Te he mencionado anteriormente todos estos comecios en nuestra correspondencia, así que discúlpame si tiendo a repetirme. Si lo hago, no es sólo porque el volumen recién publicado avive mi memoria o por sucesos tan dramáticos como el que conlleva el triste cierre de La Villa de Madrid. Supongo que la razón última de que afloren estos recuerdos es porque algo me dice que ese Logroño mesocrático, que escondía seguramente un sinfín de defectos que ahora mismo no me vienen a la cabeza, era otra ciudad. Y porque la gran diferencia entre aquel Logroño y el de hoy es que el centro estaba habitado.
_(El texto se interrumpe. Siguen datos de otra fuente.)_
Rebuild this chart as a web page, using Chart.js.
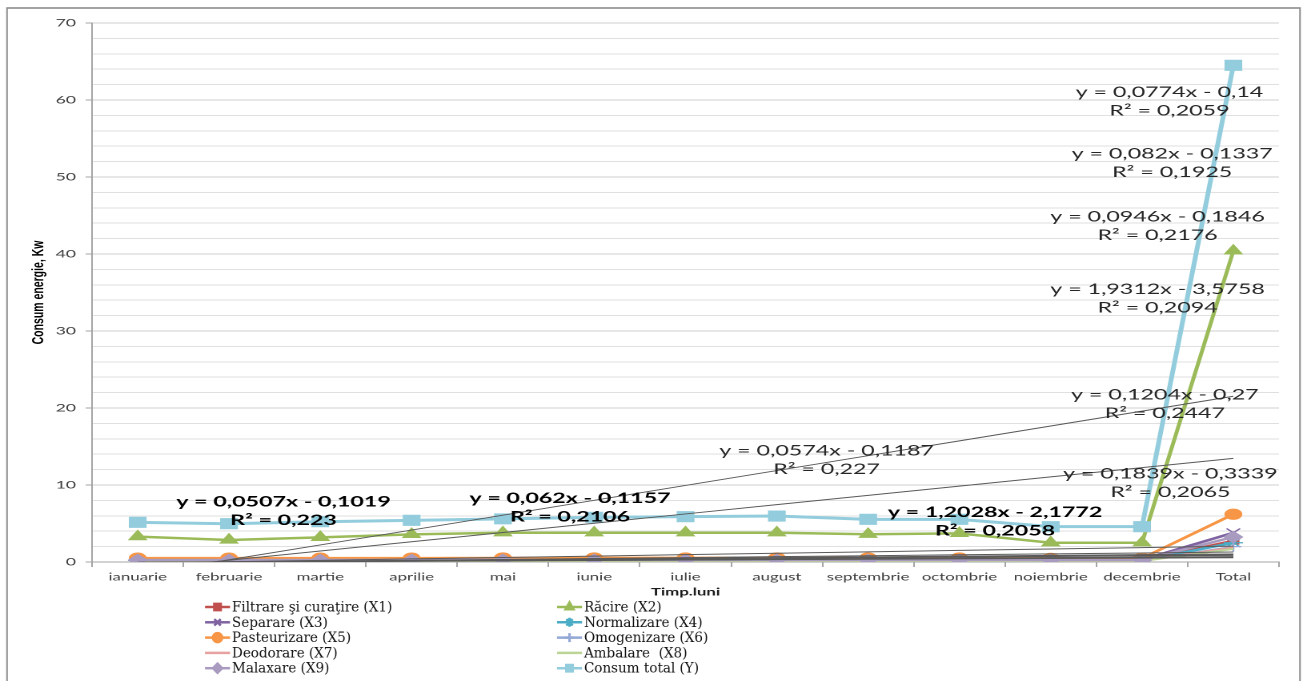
<!DOCTYPE html>
<html><head><meta charset="utf-8">
<script src="https://cdn.jsdelivr.net/npm/chart.js@4/dist/chart.umd.min.js"></script>
<style>html,body{margin:0;padding:0;background:#fff;overflow:hidden}
#c{display:block}</style></head>
<body><canvas id="c" width="814" height="681" style="width:1303px;height:681px"></canvas>
<script>
// ---------- data ----------
const categories = ['ianuarie','februarie','martie','aprilie','mai','iunie','iulie','august','septembrie','octombrie','noiembrie','decembrie','Total'];
const filtrare     = [0.22,0.23,0.22,0.22,0.23,0.24,0.24,0.24,0.23,0.23,0.22,0.22,2.75];
const racire       = [3.29,2.86,3.2,3.59,3.8,3.8,3.8,3.8,3.6,3.72,2.5,2.5,40.4];
const separare     = [0.31,0.3,0.31,0.32,0.33,0.34,0.34,0.34,0.32,0.32,0.29,0.29,3.8];
const normalizare  = [0.2,0.2,0.2,0.21,0.21,0.22,0.22,0.22,0.21,0.21,0.19,0.19,2.5];
const pasteurizare = [0.5,0.5,0.5,0.51,0.52,0.53,0.53,0.53,0.52,0.52,0.48,0.48,6.2];
const omogenizare  = [0.16,0.16,0.16,0.17,0.17,0.18,0.18,0.18,0.17,0.17,0.15,0.15,2.0];
const deodorare    = [0.15,0.15,0.15,0.16,0.16,0.17,0.17,0.17,0.16,0.16,0.14,0.14,1.9];
const ambalare     = [0.13,0.13,0.13,0.14,0.14,0.15,0.15,0.15,0.14,0.14,0.12,0.12,1.7];
const malaxare     = [0.26,0.26,0.26,0.27,0.28,0.28,0.28,0.28,0.27,0.27,0.25,0.25,3.25];
const consumTotal  = [5.15,4.97,5.23,5.41,5.6,5.8,5.89,5.97,5.54,5.54,4.59,4.59,64.5];

const seriesNames = ['Filtrare şi curaţire (X1)','Răcire (X2)','Separare (X3)','Normalizare (X4)','Pasteurizare (X5)','Omogenizare (X6)','Deodorare (X7)','Ambalare  (X8)','Malaxare (X9)','Consum total (Y)'];
// trendline equations as printed on the chart (same order as series)
const trendSlope     = [0.082, 1.2028, 0.1204, 0.0774, 0.1839, 0.062, 0.0574, 0.0507, 0.0946, 1.9312];
const trendIntercept = [-0.1337, -2.1772, -0.27, -0.14, -0.3339, -0.1157, -0.1187, -0.1019, -0.1846, -3.5758];
const trendR2        = [0.1925, 0.2058, 0.2447, 0.2059, 0.2065, 0.2106, 0.227, 0.223, 0.2176, 0.2094];
const yTicksMajor = [0,10,20,30,40,50,60,70];

// ---------- presentation ----------
const CANVAS_W = 814, REAL_W = 1303;
const S = REAL_W / CANVAS_W; // horizontal stretch of the picture
const seriesData = [filtrare, racire, separare, normalizare, pasteurizare, omogenizare, deodorare, ambalare, malaxare, consumTotal];
const styles = [
  {c:'#C0504D', ps:'rect', r:4.5, w:2.5},
  {c:'#9BBB59', ps:'triangle', r:6, w:2.5},
  {c:'#8064A2', ps:'crossRot', r:6, w:2.5},
  {c:'#4BACC6', ps:'star', r:6, w:2.5},
  {c:'#F79646', ps:'circle', r:5, w:2.5},
  {c:'#95A9D6', ps:'cross', r:5, w:2},
  {c:'#E6A1A0', ps:'circle', r:0, w:2},
  {c:'#BCD495', ps:'circle', r:0, w:2},
  {c:'#A99BC0', ps:'rectRot', r:5.5, w:2.5},
  {c:'#93CDDD', ps:'rect', r:7, w:3}
];
// equation label anchors (category index, value) and weight
const labelCat = [11.33, 9.39, 11.25, 11.30, 11.31, 4.735, 7.545, 1.597, 11.17, 11.17];
const labelVal = [52.99, 6.45, 21.69, 61.0, 11.43, 8.27, 14.45, 7.83, 44.84, 35.4];
const labelBold = [false,true,false,false,false,true,false,true,false,false];

function fmt(n){ return String(Math.abs(n)).replace('.', ','); }

const datasets = [];
seriesData.forEach((d, i) => {
  const st = styles[i];
  datasets.push({
    label: seriesNames[i], data: d, borderColor: st.c, backgroundColor: st.c,
    borderWidth: st.w, pointStyle: st.ps, pointRadius: st.r, pointBorderWidth: 1.2,
    pointBackgroundColor: st.c, pointBorderColor: st.c, tension: 0, order: 20 - i
  });
});
seriesData.forEach((d, i) => {
  datasets.push({
    label: 'trend ' + i, data: categories.map((_, k) => trendSlope[i] * (k + 1) + trendIntercept[i]),
    borderColor: '#5a5a5a', borderWidth: 1, pointRadius: 0, order: 1
  });
});

const decor = {
  id: 'decor',
  beforeDraw(chart) {
    const ctx = chart.ctx;
    ctx.save();
    ctx.fillStyle = '#fff';
    ctx.fillRect(0, 0, chart.width, chart.height);
    ctx.scale(1 / S, 1);
    ctx.strokeStyle = '#8c8c8c';
    ctx.lineWidth = 1.6;
    ctx.strokeRect(7, 8, 1293, 690);
    ctx.restore();
  },
  afterDatasetsDraw(chart) {
    const ctx = chart.ctx;
    const xs = chart.scales.x, ys = chart.scales.y;
    ctx.save();
    ctx.textAlign = 'center';
    ctx.textBaseline = 'middle';
    for (let i = 0; i < seriesData.length; i++) {
      const x = xs.getPixelForValue(labelCat[i]);
      const y = ys.getPixelForValue(labelVal[i]);
      ctx.font = (labelBold[i] ? 'bold ' : '') + '14.5px Lato';
      ctx.fillStyle = labelBold[i] ? '#000' : '#262626';
      const eq = 'y = ' + fmt(trendSlope[i]) + 'x ' + (trendIntercept[i] < 0 ? '-' : '+') + ' ' + fmt(trendIntercept[i]);
      ctx.fillText(eq, x, y);
      ctx.fillText('R² = ' + fmt(trendR2[i]), x, y + 18.5);
    }
    ctx.restore();
  },
  afterDraw(chart) {
    // legend, drawn unstretched
    const ctx = chart.ctx;
    ctx.save();
    ctx.scale(1 / S, 1);
    ctx.font = '13.5px "DejaVu Serif"';
    ctx.textBaseline = 'middle';
    ctx.textAlign = 'left';
    const cols = [{x0:205, x1:230, tx:232}, {x0:557, x1:582, tx:584}];
    for (let i = 0; i < seriesNames.length; i++) {
      const col = cols[i % 2];
      const row = Math.floor(i / 2);
      const y = 607 + row * 15.3;
      const st = styles[i];
      ctx.strokeStyle = st.c; ctx.lineWidth = 2.5;
      ctx.beginPath(); ctx.moveTo(col.x0, y); ctx.lineTo(col.x1, y); ctx.stroke();
      if (st.r > 0) {
        ctx.fillStyle = st.c; ctx.strokeStyle = st.c;
        Chart.helpers.drawPoint(ctx, {pointStyle: st.ps, radius: 4.5, rotation: 0, borderWidth: 1}, (col.x0 + col.x1) / 2, y);
      }
      ctx.fillStyle = '#111';
      ctx.fillText(seriesNames[i], col.tx, y + 1);
    }
    ctx.restore();
  }
};

new Chart(document.getElementById('c'), {
  type: 'line',
  data: { labels: categories, datasets },
  options: {
    responsive: false, animation: false, devicePixelRatio: 2,
    layout: { padding: { left: 0, right: 15, top: 23, bottom: 79 } },
    plugins: { legend: { display: false }, tooltip: { enabled: false } },
    scales: {
      x: {
        type: 'category', offset: true,
        grid: { offset: true, drawOnChartArea: false, tickLength: 5, color: '#a6a6a6' },
        border: { color: '#a6a6a6', width: 1 },
        ticks: { font: { family: 'Lato', size: 10.5 }, color: '#404040', padding: 4, maxRotation: 0, autoSkip: false },
        title: { display: true, text: 'Timp.luni', font: { family: 'Lato', size: 10.5, weight: 'bold' }, color: '#1a1a1a', padding: { top: 0, bottom: 3.7 } },
        afterFit(s) { s.height = 40; }
      },
      y: {
        min: 0, max: 70,
        ticks: { stepSize: 2, autoSkip: false, font: { family: 'Lato', size: 11 }, color: '#404040', padding: 6,
          callback: v => yTicksMajor.includes(v) ? String(v) : '' },
        grid: { tickLength: 4, color: c => (c.tick && yTicksMajor.includes(c.tick.value)) ? '#cfcfcf' : '#e0e0e0',
          tickColor: c => (c.tick && yTicksMajor.includes(c.tick.value)) ? '#a6a6a6' : 'rgba(0,0,0,0)' },
        border: { color: '#a6a6a6', width: 1 },
        title: { display: true, text: 'Consum energie, Kw', font: { family: 'Liberation Sans', size: 10.5, weight: 'bold' }, color: '#000', padding: { top: 18, bottom: 0 } },
        afterFit(s) { s.width = 57.5; }
      }
    }
  },
  plugins: [decor]
});
</script>
</body></html>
No conocíamos los adosados ni otros inventos recientes, los coches se detenían cuando tropezaban con una cuadrilla de mocosos jugando al fútbol para que pudiéramos recoger el balón, si de crío te perdías por la calle (cosa que sospecho que ya no ocurre) una mano amiga te devolvía al hogar familiar porque te conocía o conocía a alguien que te conocía. Todos esos intangibles formaban una tupida malla social dominada por un concepto: el concepto de ciudad amable.

Temo que los mentados intangibles se echen a perder. Creo de verdad que los avances que trae consigo el desarrollo de la civilización promueven una sociedad más justa y mejor musculada, pero será poca cosa si ese progreso deja atrás valores que merecen la pena. Y si me preguntas qué tiene que ver el comercio de centro con semejante propósito, te acepto que son dos nociones en principio lejanamente emparentadas pero vinculadas finalmente por ese objetivo común que arriba te mencionaba: la idea de ciudad amable, de ciudad paseada. Un Logroño más lento, donde la vida discurra con la tranquilidad de la que demasiado alegremente nos privamos. Un Logroño donde uno se pueda seguir reconociendo en los escaparates de las tiendas que han contribuido a construir la ciudad. La ciudad de los pasteles de Iturbe, los relojes de Orive o Cadarso, las telas de Garrigosa o los zapatos de Ochoa o de Pisa. La ciudad cuya alma comercial recoge ese libro recién publicado. La misma ciudad que ahora se resigna a ver bajada la persiana de La Villa de Madrid.

La ciudad que siempre será la tuya y la mía.